May 2021

Presidential Pets!

 

Did you know George Washington had a parrot named Polly? Do you think Polly liked crackers?

Pets have always been very popular with U.S. presidents. According to historical records, only three of the 46 presidents—Franklin Pierce, Chester Arthur, and Donald Trump—did not have a pet in the White House. Then again, maybe they had a pet fish we didn’t know about…

President Washington’s parrot was one of the first in a long line of presidential pets—from horses to snakes, owls to elephants, and everything in between. Let’s take a look back at some presidential pets!

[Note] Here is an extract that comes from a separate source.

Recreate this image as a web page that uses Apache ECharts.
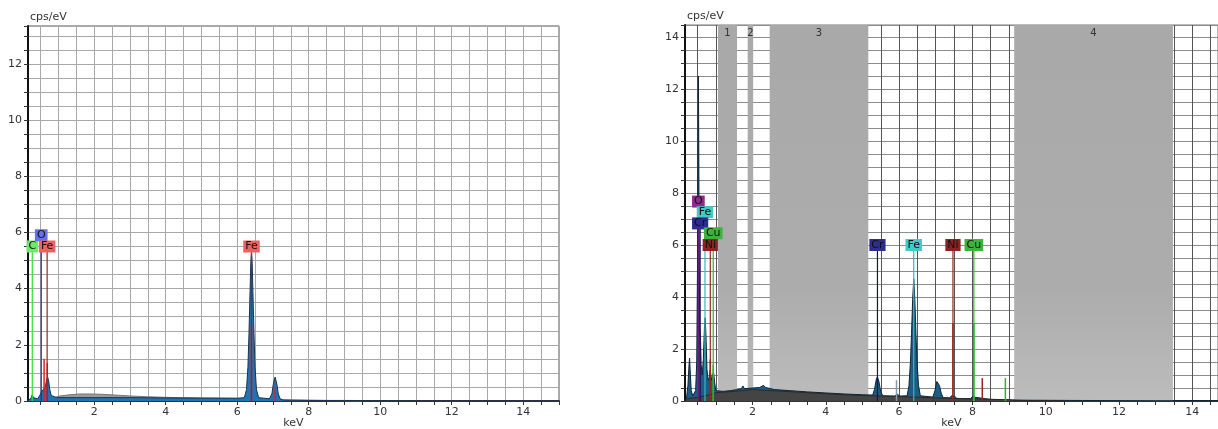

The past presidents brought many interesting animals to the White House. Thomas Jefferson, the 3rd President, had two bear cubs. John F. Kennedy’s daughter Caroline had a pony named Macaroni. The wife of the 6th President, John Quincy Adams, had silkworms. And Calvin Coolidge, the 30th President, had a raccoon named Rebecca who walked on a leash!

Coolidge and Theodore Roosevelt could have battled for the title of “Commander in Chief of Most Pets.” Coolidge had over 28 different animals. Some of the animals included six dogs, a cat, a goose, numerous birds, a donkey, hippo, a bobcat, an antelope, a wallaby, and two lion cubs (named Tax Reduction and Budget Bureau).

Theodore Roosevelt, the 26th President, was also famous for his many pets. His six kids had horses, snakes, dogs, cats, a badger, birds, guinea pigs, and more. When one of Roosevelt’s sons, Archie, got the measles, another of his sons, Quentin, thought a visit from the family pony might cheer Archie up. So, Quentin put the pony on the White House elevator and brought him to Archie's upstairs room!

President Herbert Hoover had several dogs and his son had two pet alligators, which sometimes took walks outside the White House.

To save money during World War I, it is said that Woodrow Wilson, the 28th President, bought a flock of sheep, which he kept on the White House lawn. He wanted the First Family to appear to support the war effort. Wilson thought it would save money to have the sheep trim the lawn, by eating it of course!

Some of the more unusual U.S. presidential pets have been gifts from other world leaders. James Buchanan, the 15th President, received a herd of elephants from the King of Siam (now called Thailand). The Sultan of Oman gave Martin Van Buren, the eighth President, a pair of tiger cubs which Congress made him send to the zoo!